- Country: Kingdom of the Picts? Kingdom of Dál Riata?
- Founded: Before 763
- Founder: Alpín mac Echdach
- Final ruler: Malcolm II of Scotland
- Titles: High King of Alba King of the Picts King of Picts and Scots King of Alba King of Dál Riata (possibly)
- Dissolution: 1034

= House of Alpin =

Early Medieval royal family

The House of Alpin, also known as the Alpinid dynasty, Clann Chináeda, and Clann Chinaeda meic Ailpín, was the kin-group which ruled in Pictland, possibly Dál Riata, and then the kingdom of Alba from Constantine II (Causantín mac Áeda) in the 940s until the death of Malcolm II (Máel Coluim mac Cináeda) in 1034.

Kings traced their descent from Kenneth MacAlpin (and not from his father, Alpín mac Echdach), and Irish genealogies in the Book of Ballymote and the Book of Lecan refer to the kindred as Clann Cináeda meic Ailpín by prioritising descent from Kenneth.

The origins of the family are uncertain.
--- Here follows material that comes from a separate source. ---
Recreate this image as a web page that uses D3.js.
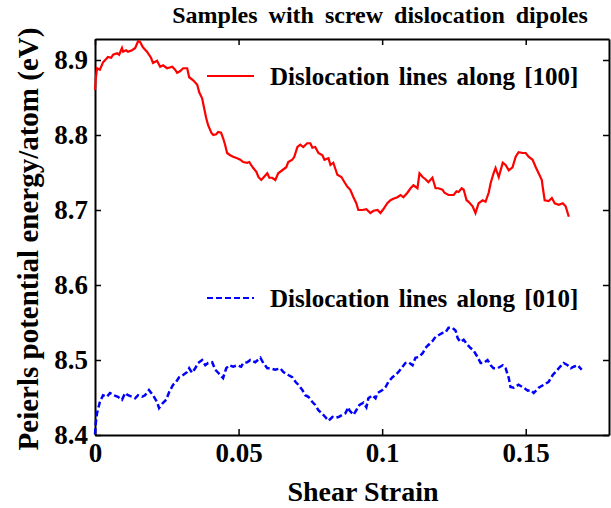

Later genealogies make Kenneth a descendant of Áed Find. While plausible, such claims are unprovable and appear only in the late tenth century. The associated idea that Kenneth had been a king in Dál Riata before he contended successfully for power in Pictland in the 840s, following the death of Eóganán mac Óengusa, is supported by nearly contemporary evidence.

Early kings of Clann Cináeda meic Ailpín are described as kings of the Picts, and the third king, Kenneth's son Constantine I (Causantín mac Cináeda), appears to have been regarded as the last of the 70 Pictish kings soon after his death. The descendants of Kenneth were ousted in 878, when Constantine I's brother, Áed mac Cináeda, was killed by Giric mac Dúngail, but they returned in 889, when Constantine I's son Donald II (Domnall mac Causantín) ascended the throne upon the death or deposition of Giric. Donald II and his successors are described as kings of Alba.

During the tenth century, succession alternated between the descendants of Constantine I and those of Áed. Internecine strife in the late tenth and early eleventh centuries left the descendants of Constantine I unchallenged by male-line descendants of Kenneth MacAlpin, but Malcolm II left no male heirs. On Malcolm's death, the line of kings descended from Kenneth came to an end. Future kings, while still tracing their descent from Kenneth, were descended from Malcolm's daughter Bethóc and her husband Crinan of Dunkeld.